Deconjugation of genistein glucuronides and sulfates in fresh blood at 37°C in a shaking water bath for up to 4 h (n = 3). Genistein glucuronide (combination of G-7-G and G-4′-G; 3 μM) and genistein (3.8 μM) were incubated in fresh blood taken from Bcrp1(−/−) rats for genistein glucuronides hydrolysis. Genistein sulfates [combination of G-7-S and G-4′-S (0.8 μM) and aglycone (2.2 μM)] were incubated in the same condition as for genistein sulfate hydrolysis.
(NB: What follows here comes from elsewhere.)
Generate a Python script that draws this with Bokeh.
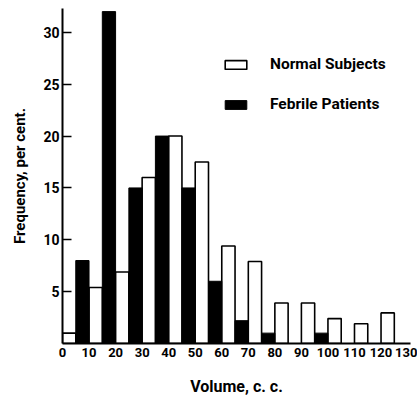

SI, small intestine.

Fig. 7.

The genistein glucuronidation rate (A) and sulfation rate (B) in liver, small intestine and colon S9 fractions prepared from FVB and BCRP(−/−) mice. Genistein (10 μM) was used. Data are presented as means ± S.D; n = 4. *, p < 0.05.

Fig. 8.

Schematic representation showing the absorption of genistein aglycone and distribution of its conjugates in intestine, bile and blood (or plasma). This is a schematic presentation and as such is an approximate representation of the major enzymes, and efflux transporters involved, and not exhaustive. Green triangle with P, genistein; magenta shape with G, genistein glucuronides; magenta diamond with s, genistein sulfates; arrows, efflux transporters for genistein conjugates transport; large green hollow arrows, proposed role of Bcrp; brown filled arrows, proposed role of other efflux transporters; small green solid arrows: aglycone transport via passive diffusion. Arrow size indicates the importance (or size) of its role in genistein conjugate transport. MRP, represented by large solid blue arrows, represents the MRP efflux transporters localized to the basolateral side. Currently, only one MRP transporter (i.e., MRP3) was shown to be involved in the basolateral efflux of conjugates (Kitamura et al., 2010), but other related MRP efflux transporters may also function. Note: Genistein has the same transport pathway in small intestine and colon. To keep the figure simple, some of the enzyme and transporter icons were omitted in the colon compartment. In the colon compartment, efflux transporters were represented by simple magenta solid arrows without identifying the actual efflux transporters, which are expected to be identical to those in the small intestine (although the expression levels may be different).